I’ve been observing some strange and worrying behaviour all this week with row cache hits
taking hundreds of milliseconds.

Cassandra 1.2.15, Datastax CQL driver 1.0.4.
EC2 m1.xlarge instances
RF=3, N=4
vnodes in use
key cache: 200M
row cache: 200M
row_cache_provider: SerializingCacheProvider
Query: PreparedStatement SELECT * from uniques3 WHERE hash=? AND item=? AND event=?. All values
are < 20 bytes. 
All data is written with a TTL of days.

Row is not particularly wide (see cfhistograms in the pastebin).  Row cache hit can take hundreds
of milliseconds, pretty much screwing performance. My initial thought was garbage collection,
but I collected traces and GC logs to the pastebin below, so while there *is* plenty of GC
going on, I don’t think it’s the reason.  We also have other column families accessed
through Thrift which do not exhibit this behaviour at all. There are no abnormal query times
for cache misses.

Notice also the weird “triple hump” on the cfhistograms - I’m kinda used to seeing two
humps, one for cache hits and one for disk access, but this one has clearly three humps, one
at the 200ms area. Also odd is the very large fp false ratio, but that might be just our data.

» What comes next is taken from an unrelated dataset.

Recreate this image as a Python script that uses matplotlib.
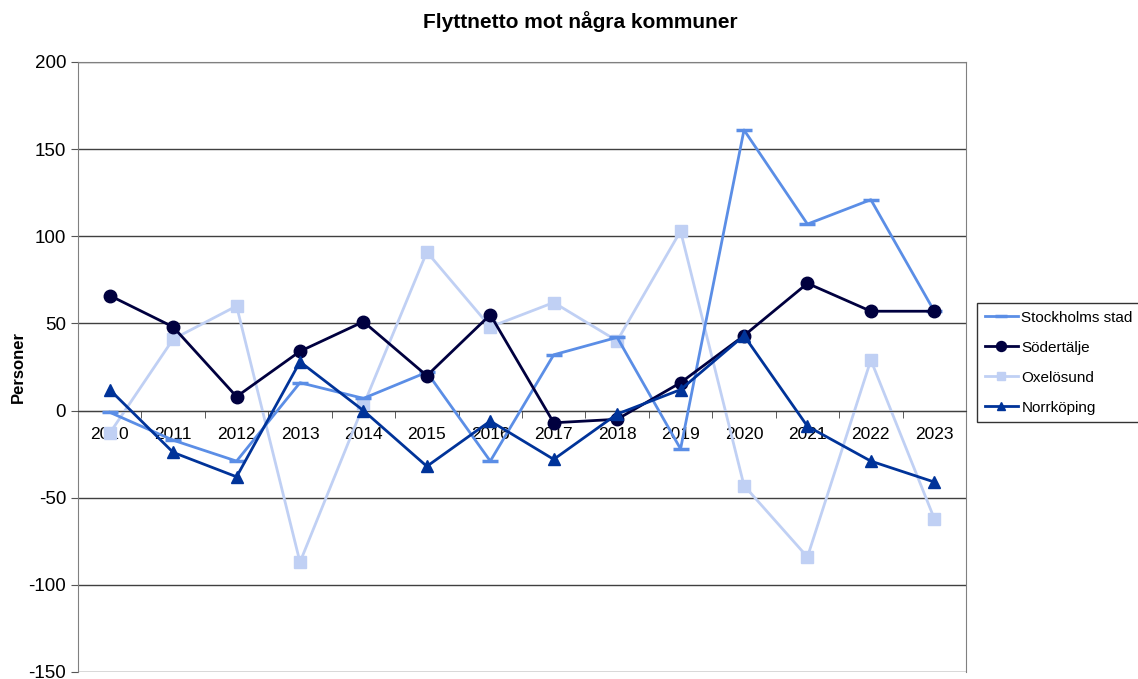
import numpy as np
import matplotlib.pyplot as plt

years = [str(y) for y in range(2010, 2024)]
stockholm = [-1, -17, -29, 16, 7, 22, -29, 32, 42, -22, 161, 107, 121, 57]
sodertalje = [66, 48, 8, 34, 51, 20, 55, -7, -5, 16, 43, 73, 57, 57]
oxelosund = [-13, 41, 60, -87, 3, 91, 48, 62, 40, 103, -43, -84, 29, -62]
norrkoping = [12, -24, -38, 28, 0, -32, -6, -28, -2, 12, 43, -9, -29, -41]

plt.rcParams['font.family'] = ['Liberation Sans', 'DejaVu Sans']
plt.rcParams['axes.unicode_minus'] = False

fig = plt.figure(figsize=(11.38, 6.79), dpi=100)
ax = fig.add_axes([78/1138, 1 - 672/679, (966 - 78)/1138, (672 - 62)/679])

x = np.arange(len(years))
ax.plot(x, stockholm, color='#5b8ee6', lw=2, marker='_', ms=11, mew=2.5, label='Stockholms stad', zorder=3)
ax.plot(x, sodertalje, color='#00003f', lw=2, marker='o', ms=9, label='Södertälje', zorder=4)
ax.plot(x, oxelosund, color='#c0d0f4', lw=2, marker='s', ms=8, label='Oxelösund', zorder=2)
ax.plot(x, norrkoping, color='#003399', lw=2, marker='^', ms=8, label='Norrköping', zorder=5)

ax.set_xlim(-0.5, len(years) - 0.5)
ax.set_ylim(-150, 200)
ax.set_yticks(np.arange(-150, 201, 50))
ax.tick_params(axis='y', labelsize=13.5, length=5, direction='out', color='#555555')
ax.grid(axis='y', color='#404040', lw=1)
ax.set_axisbelow(True)

# x-axis crosses at zero, labels under it
ax.spines['bottom'].set_position(('data', 0))
ax.spines['bottom'].set_color('#404040')
ax.set_xticks(x)
ax.set_xticklabels(years, fontsize=12.5)
ax.set_xticks(np.arange(-0.5, len(years)), minor=True)
ax.tick_params(axis='x', which='major', length=0, pad=12)
ax.tick_params(axis='x', which='minor', length=5, direction='out', color='#404040')
for s in ['left', 'right', 'top']:
    ax.spines[s].set_color('#808080')

ax.set_ylabel('Personer', fontsize=12, fontweight='bold', labelpad=2)
fig.text(580/1138, 1 - 22/679, 'Flyttnetto mot några kommuner',
         ha='center', va='center', fontsize=15, fontweight='bold')

leg = ax.legend(loc='upper left', bbox_to_anchor=(977/1138, 1 - 303/679),
                bbox_transform=fig.transFigure, fontsize=11, frameon=True,
                fancybox=False, edgecolor='black', borderaxespad=0,
                handlelength=2.2, handletextpad=0.2, labelspacing=1.05,
                borderpad=0.5, markerscale=0.8)
leg.get_frame().set_linewidth(1)

fig.savefig('out.png', dpi=100)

Armed with the traces I formed a hypothesis that perhaps row cache is a bad idea, turned it
off for this CF, and hey! The average read latencies dropped to about 2 milliseconds.  So
I’m kinda fine here now, but I would really appreciate it if someone could explain to me
what is going on, and why would a row cache hit ever take up to 450 milliseconds? In our usecase,
this CF does contain some hot data, and the row cache hit ratio is around 80%, so keeping
it would be kinda useful.

(The pastebin contains a couple of traces, GC logs from all servers noted in the trace, cfstats,
cfhistograms and schema.)